---------- Dataset records ----------

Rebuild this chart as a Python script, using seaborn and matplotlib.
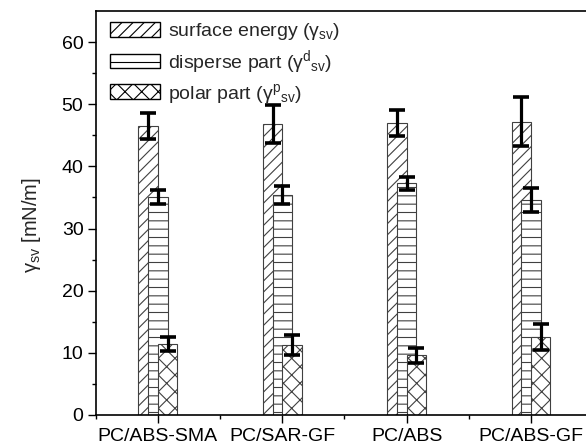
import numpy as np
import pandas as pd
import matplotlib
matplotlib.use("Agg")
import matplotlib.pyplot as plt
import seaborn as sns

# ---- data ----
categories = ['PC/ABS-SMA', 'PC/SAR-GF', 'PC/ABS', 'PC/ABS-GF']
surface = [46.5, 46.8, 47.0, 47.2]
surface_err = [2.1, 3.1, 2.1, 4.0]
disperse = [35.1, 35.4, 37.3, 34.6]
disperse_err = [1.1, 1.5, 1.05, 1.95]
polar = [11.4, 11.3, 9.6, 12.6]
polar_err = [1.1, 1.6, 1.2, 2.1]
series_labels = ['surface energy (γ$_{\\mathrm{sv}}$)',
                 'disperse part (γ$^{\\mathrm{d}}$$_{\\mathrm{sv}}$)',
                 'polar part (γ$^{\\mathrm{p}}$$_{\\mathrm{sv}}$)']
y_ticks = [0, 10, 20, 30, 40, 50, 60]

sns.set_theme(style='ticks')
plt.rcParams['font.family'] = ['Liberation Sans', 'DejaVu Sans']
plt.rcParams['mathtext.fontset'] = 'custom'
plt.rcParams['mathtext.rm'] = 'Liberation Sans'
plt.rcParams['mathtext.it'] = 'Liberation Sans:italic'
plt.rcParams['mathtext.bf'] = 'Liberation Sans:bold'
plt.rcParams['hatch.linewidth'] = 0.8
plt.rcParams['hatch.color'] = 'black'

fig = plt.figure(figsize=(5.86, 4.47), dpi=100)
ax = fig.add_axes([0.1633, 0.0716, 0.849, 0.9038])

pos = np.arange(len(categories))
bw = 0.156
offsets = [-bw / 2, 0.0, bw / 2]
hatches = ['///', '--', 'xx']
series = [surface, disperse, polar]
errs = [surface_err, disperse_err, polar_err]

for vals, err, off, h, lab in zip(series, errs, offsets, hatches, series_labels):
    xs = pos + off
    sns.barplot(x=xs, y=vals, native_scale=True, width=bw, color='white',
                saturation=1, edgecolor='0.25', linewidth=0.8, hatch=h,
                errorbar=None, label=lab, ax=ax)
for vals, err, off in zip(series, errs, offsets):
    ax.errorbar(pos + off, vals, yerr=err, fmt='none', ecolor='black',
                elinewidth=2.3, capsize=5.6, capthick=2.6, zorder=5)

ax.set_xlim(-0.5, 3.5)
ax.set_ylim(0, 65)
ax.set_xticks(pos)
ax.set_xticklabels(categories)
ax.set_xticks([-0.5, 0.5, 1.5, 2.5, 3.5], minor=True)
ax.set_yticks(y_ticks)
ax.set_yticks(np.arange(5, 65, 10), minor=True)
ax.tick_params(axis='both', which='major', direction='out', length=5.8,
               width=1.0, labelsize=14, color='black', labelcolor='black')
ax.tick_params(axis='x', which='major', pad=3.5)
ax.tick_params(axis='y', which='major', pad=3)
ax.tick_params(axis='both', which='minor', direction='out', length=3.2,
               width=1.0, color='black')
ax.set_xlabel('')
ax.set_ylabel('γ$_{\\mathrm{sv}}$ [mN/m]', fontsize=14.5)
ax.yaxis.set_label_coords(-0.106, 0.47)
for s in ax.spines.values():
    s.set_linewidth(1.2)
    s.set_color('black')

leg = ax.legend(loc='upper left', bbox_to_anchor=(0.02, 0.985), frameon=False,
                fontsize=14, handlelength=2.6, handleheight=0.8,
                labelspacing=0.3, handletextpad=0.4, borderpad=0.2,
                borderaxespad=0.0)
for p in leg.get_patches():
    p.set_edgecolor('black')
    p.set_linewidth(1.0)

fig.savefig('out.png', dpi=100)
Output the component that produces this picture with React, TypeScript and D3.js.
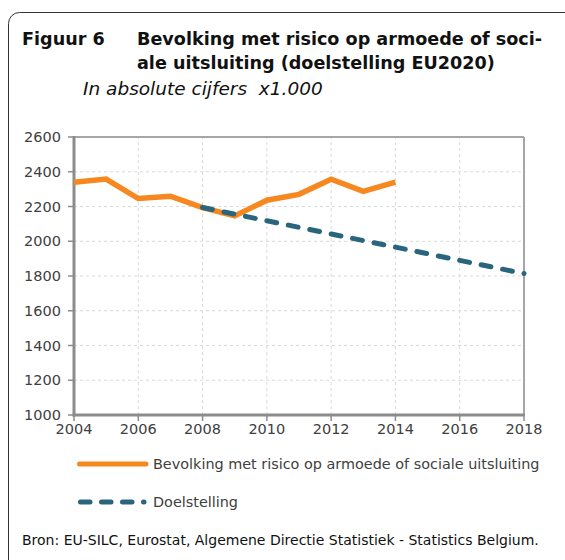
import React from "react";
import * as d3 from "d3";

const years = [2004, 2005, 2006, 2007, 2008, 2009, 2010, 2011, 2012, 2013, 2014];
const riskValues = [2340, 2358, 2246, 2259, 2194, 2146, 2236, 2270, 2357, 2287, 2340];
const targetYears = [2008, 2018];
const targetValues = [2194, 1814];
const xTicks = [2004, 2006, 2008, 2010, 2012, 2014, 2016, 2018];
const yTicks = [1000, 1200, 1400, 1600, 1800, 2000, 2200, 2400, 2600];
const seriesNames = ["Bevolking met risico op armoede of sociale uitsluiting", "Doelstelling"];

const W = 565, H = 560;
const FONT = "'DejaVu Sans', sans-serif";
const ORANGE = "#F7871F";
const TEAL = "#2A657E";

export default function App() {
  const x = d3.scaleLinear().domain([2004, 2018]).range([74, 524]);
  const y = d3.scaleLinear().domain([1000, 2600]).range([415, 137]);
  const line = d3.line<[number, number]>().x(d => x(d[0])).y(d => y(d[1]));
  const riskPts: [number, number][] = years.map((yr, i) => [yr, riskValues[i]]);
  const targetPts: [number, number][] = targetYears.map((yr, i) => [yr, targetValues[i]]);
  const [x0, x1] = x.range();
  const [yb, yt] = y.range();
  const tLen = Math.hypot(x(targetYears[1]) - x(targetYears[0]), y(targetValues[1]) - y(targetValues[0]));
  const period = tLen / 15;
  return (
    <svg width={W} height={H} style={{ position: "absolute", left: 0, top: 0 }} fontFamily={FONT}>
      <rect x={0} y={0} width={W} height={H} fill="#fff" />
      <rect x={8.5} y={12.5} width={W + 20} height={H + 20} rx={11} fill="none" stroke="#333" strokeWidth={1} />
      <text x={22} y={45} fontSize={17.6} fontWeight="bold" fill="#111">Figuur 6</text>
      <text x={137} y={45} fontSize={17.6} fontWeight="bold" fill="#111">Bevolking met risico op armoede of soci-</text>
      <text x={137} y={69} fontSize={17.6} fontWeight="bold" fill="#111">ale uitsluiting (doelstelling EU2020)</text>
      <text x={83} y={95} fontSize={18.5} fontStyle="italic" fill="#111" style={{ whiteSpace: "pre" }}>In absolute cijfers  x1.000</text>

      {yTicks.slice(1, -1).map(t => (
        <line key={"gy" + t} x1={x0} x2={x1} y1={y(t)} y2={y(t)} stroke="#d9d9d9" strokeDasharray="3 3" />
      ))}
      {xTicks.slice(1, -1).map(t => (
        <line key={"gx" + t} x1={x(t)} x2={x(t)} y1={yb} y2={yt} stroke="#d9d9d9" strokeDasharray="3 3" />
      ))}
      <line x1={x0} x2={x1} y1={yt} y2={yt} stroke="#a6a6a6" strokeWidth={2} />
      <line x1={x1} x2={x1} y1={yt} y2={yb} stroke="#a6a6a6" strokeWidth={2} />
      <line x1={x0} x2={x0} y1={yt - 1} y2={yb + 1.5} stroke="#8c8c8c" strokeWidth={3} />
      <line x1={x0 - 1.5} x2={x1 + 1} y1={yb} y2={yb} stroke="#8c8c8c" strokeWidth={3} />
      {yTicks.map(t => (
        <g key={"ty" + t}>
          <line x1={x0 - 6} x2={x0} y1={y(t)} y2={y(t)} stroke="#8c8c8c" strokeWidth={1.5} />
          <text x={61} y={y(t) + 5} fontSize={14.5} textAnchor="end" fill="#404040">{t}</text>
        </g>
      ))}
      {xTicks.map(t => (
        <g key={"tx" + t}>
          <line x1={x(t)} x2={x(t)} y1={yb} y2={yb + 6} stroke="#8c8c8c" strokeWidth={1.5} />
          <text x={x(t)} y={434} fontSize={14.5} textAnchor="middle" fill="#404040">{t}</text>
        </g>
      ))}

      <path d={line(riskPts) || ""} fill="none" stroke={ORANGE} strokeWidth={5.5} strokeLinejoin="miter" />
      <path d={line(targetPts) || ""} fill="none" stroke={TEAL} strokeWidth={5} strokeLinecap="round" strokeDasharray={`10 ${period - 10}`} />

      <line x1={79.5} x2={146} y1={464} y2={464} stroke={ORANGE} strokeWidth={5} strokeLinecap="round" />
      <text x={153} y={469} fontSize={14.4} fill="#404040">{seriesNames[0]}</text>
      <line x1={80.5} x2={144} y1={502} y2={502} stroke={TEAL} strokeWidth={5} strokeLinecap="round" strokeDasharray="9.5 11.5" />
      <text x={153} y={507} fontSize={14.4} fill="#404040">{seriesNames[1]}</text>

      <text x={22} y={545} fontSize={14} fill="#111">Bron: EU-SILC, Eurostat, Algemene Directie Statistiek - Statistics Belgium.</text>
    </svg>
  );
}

----------

§ **Given exercise**
Pictures excluded, repeat exactly the lines from the top of the material through the line with "y_ticks = [0, 10, 20, 30, 40, 50, 60]", including both of those lines.

§ **Solution to the exercise**
Rebuild this chart as a Python script, using seaborn and matplotlib.
import numpy as np
import pandas as pd
import matplotlib
matplotlib.use("Agg")
import matplotlib.pyplot as plt
import seaborn as sns

# ---- data ----
categories = ['PC/ABS-SMA', 'PC/SAR-GF', 'PC/ABS', 'PC/ABS-GF']
surface = [46.5, 46.8, 47.0, 47.2]
surface_err = [2.1, 3.1, 2.1, 4.0]
disperse = [35.1, 35.4, 37.3, 34.6]
disperse_err = [1.1, 1.5, 1.05, 1.95]
polar = [11.4, 11.3, 9.6, 12.6]
polar_err = [1.1, 1.6, 1.2, 2.1]
series_labels = ['surface energy (γ$_{\\mathrm{sv}}$)',
                 'disperse part (γ$^{\\mathrm{d}}$$_{\\mathrm{sv}}$)',
                 'polar part (γ$^{\\mathrm{p}}$$_{\\mathrm{sv}}$)']
y_ticks = [0, 10, 20, 30, 40, 50, 60]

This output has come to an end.